How do you plan to buy the next car? Do you have to wait until your A/C is paid off and then you’ll find financing for the car? Sounds like you do need to start setting money aside for upcoming purchases let alone emergencies. I’m typically ok with a small emergency fund, I don’t make it my top priority, but I still think something needs to be available to have true financial stability.
A few others pointed out how much more control I’d actually have if I didn’t just hand extra money over to the bank every month.
Even without the discussion of the emergency fund, If you want to pay off your mortgage faster it actually makes more sense to put that $250/month into a HYSA earning 5% interest than to your 2.5% mortgage. When the amount in your HYSA equals your balance due on the mortgage, you can pay off the mortgage in one lump sum. Paying off your mortgage will actually happen sooner this way because the money is earning interest this whole time (and added bonus if u have a true emergency like a job loss the money is easily accessible).
After this outpouring of advice, I realized two things:
It (still) turns out that being a grown-up means saving money in lots of different places.
I had set up two “deferred spending” savings accounts, one for home and car expenses, and a second for vacation and summer money, but that was no longer enough buckets. I had an emoji-filled spreadsheet tracking progress on a series of goals so that I wasn’t fudging the numbers, but my actual plans for any of the items had blurred. I needed more savings accounts.
I now had the discipline to not hand over extra money to the bank every month.
I could cut back on the Long-Term Investment category in service of liquid savings, taking the $250/month I was overpaying on the mortgage and giving it two jobs.
I could create an “emergency savings” account for the apocalypse—we had to flee the country in political upheaval, or the house needs major structural repair, or the bank closes our HELOC or raises the interest rate to an uncomfortable level. I could let that $250 accumulate every month, and let it earn interest, and let it provide me and my family with security.
And if and when I wanted to, I could still use it to pay off the mortgage early.
Were any of those emergency scenarios likely? God, I hoped not, but that was the definition of an emergency. Maybe I had to imagine one to give myself a reason to fund it. And I knew that last reason, about rising interest rates, was not such a distant, unrealistic fear. It was already happening.
I had come of age on cheap credit, and so I believed credit would always be freely and cheaply available. Emergency savings was for a world where that was no longer the case.

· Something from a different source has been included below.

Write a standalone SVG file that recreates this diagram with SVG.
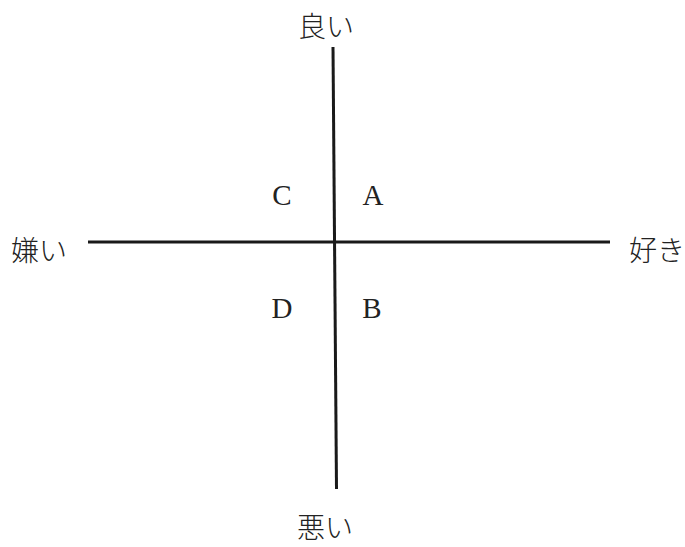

Questions for Writing & Reflection
How did you learn to save money? If you are starting now, what is a small goal you can work toward?
What does an emergency fund mean to you? If you’ve saved the 3-6 months of funds recommended by experts, how did you do it?
What does your dream of financial security look like?
I think there's this cultural idea that if you own your house, that's financial security. It turns out, it's more complicated than that.
I very much enjoyed this one. Most of my adult life has been spent gaining financial literacy.